Hold the phone, "Hockey Mom"-- you have a 5-month-old on STAGE under bright lights at 9:30 at night? Let's ignore the fact that Down's Syndrome babies have special health problems and are more vulnerable than most; a crowd of thousands late at night with bright lights is not where ANY five-month-old needs to be.
I looked at that baby, doing his best to snuggle into his mom's shoulder before being handed to his big sister, and it made me mad. Mad that this woman who claims to stand for the rest of the moms of America chooses to put her political posturing on front of the very simple needs of an infant: Safety. Calmness.

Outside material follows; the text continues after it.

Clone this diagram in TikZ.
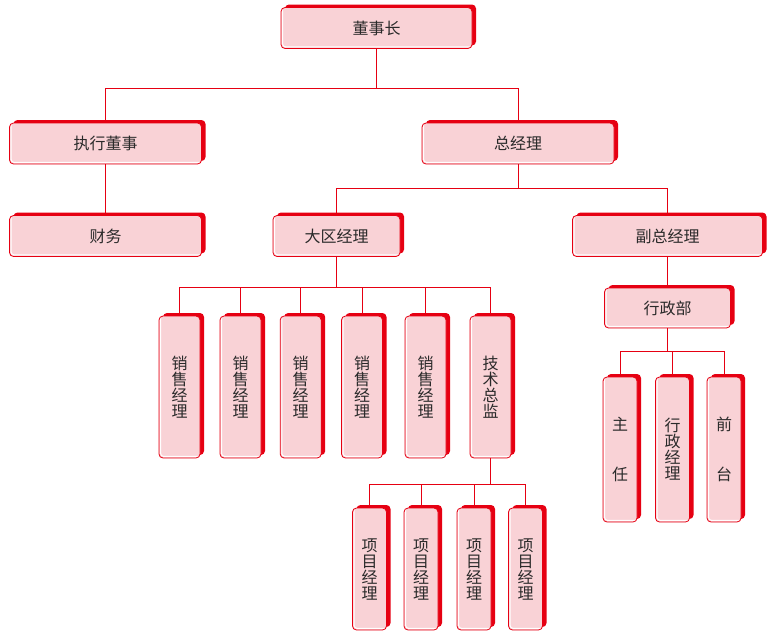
\documentclass[tikz,border=0pt]{standalone}
\usepackage{fontspec}
\setmainfont{Noto Sans CJK SC}
\usepackage{tikz}
\usetikzlibrary{shadows}

\definecolor{boxred}{HTML}{E60012}
\definecolor{boxpink}{HTML}{F9D2D6}
\definecolor{textgray}{HTML}{2A2A2A}

\begin{document}
\begin{tikzpicture}[x=1pt, y=-1pt,
    box/.style={draw=boxred, line width=0.8pt, fill=boxpink, rounded corners=4pt,
      inner sep=0pt, text=textgray, font=\fontsize{16}{16}\selectfont,
      general shadow={fill=boxred, rounded corners=4pt, shadow xshift=4pt, shadow yshift=3pt},
      path picture={\draw[white, line width=1pt, rounded corners=3pt]
        ([shift={(1.6pt,-2pt)}]path picture bounding box.north west)
        |- ([shift={(-2pt,1.6pt)}]path picture bounding box.south east);}},
    hbox/.style={box, minimum width=192pt, minimum height=41pt},
    vbox/.style={box, align=center, minimum width=41pt, minimum height=142pt},
    pbox/.style={box, align=center, minimum width=34pt, minimum height=122pt},
    sbox/.style={box, align=center, minimum width=34pt, minimum height=145pt},
    link/.style={draw=boxred, line width=0.8pt}]
    \useasboundingbox (0,0) rectangle (771,638);

    % Draw top levels
    \node[hbox, minimum width=191pt] (boss) at (376.5,28) {董事长};
    \node[hbox] (exec) at (105.5,143.5) {执行董事};
    \node[hbox] (gm) at (518,143.5) {总经理};
    \node[hbox] (fin) at (105.5,236) {财务};
    \node[hbox, minimum width=127pt] (region) at (336.5,236) {大区经理};
    \node[hbox, minimum width=190pt] (vgm) at (667.5,236) {副总经理};
    \node[hbox, minimum width=126pt, minimum height=40pt] (admin) at (667.5,308) {行政部};

    % Sales managers and technical director
    \foreach \i/\x/\t in {1/179.5/销\\售\\经\\理, 2/240.5/销\\售\\经\\理, 3/300.7/销\\售\\经\\理,
                          4/362/销\\售\\经\\理, 5/425.5/销\\售\\经\\理, 6/490.5/技\\术\\总\\监} {
      \node[vbox] (sale\i) at (\x,387) {\t};
      \draw[link] (region.south) -- ++(0,30) -| (sale\i.north);
    }

    % Project managers
    \foreach \i/\x in {1/369.5, 2/421, 3/474, 4/525.5} {
      \node[pbox] (proj\i) at (\x,569) {项\\目\\经\\理};
      \draw[link] (sale6.south) -- ++(0,26) -| (proj\i.north);
    }

    % Admin staff
    \foreach \i/\x/\t in {1/620/主\\[34pt]任, 2/672.5/行\\政\\经\\理, 3/724/前\\[34pt]台} {
      \node[sbox] (staff\i) at (\x,449.5) {\t};
      \draw[link] (admin.south) -- ++(0,23) -| (staff\i.north);
    }

    % Draw connectors
    \draw[link] (boss.south) -- ++(0,39) -| (exec.north);
    \draw[link] (boss.south) -- ++(0,39) -| (gm.north);
    \draw[link] (exec) -- (fin);
    \draw[link] (gm.south) -- ++(0,24) -| (region.north);
    \draw[link] (gm.south) -- ++(0,24) -| (vgm.north);
    \draw[link] (vgm) -- (admin);
\end{tikzpicture}
\end{document}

And at night-- sleep.
I am going to entirely ignore everything else about Sarah Palin and say one thing: you cannot claim to be a hockey mom. Maybe you were once-- but you aren't now.
You do not stand for the mothers of America when you go back to work the day after your child is born. You do not stand for the mothers of America when you pull your kids out of school and take them across country to stand on late-night stages with you. You do not stand for the mothers of America when you put on high heels and trot down steep disembarkment ramps schlepping around your infant like a sack of potatoes.
Because the last thing mothers of America need are a 1-day maternity leave, kids traveling with them for work, and the press flashing bulbs in the faces of babies.
(I would say this to any man who claimed to be a family man and then postured with his baby on a stage late at night, so it's not a sexism thing.)
But you are not being a good parent when you choose the ten-second photo op over the logical choice of what would have been best for that little boy: a familiar room, a familiar caregiver, and lights out a whole lot earlier than after 9:30.
2 comments:
Amen,sista!
Totally agree. She did it during the convention, too, which was much, much worse. It was: Later. Brighter. and LOUDER.
Then there's the whole questionable mothering of forcing your 17-year-old daughter into a loveless marriage with an immature, gum-chewing 18-year-old dude.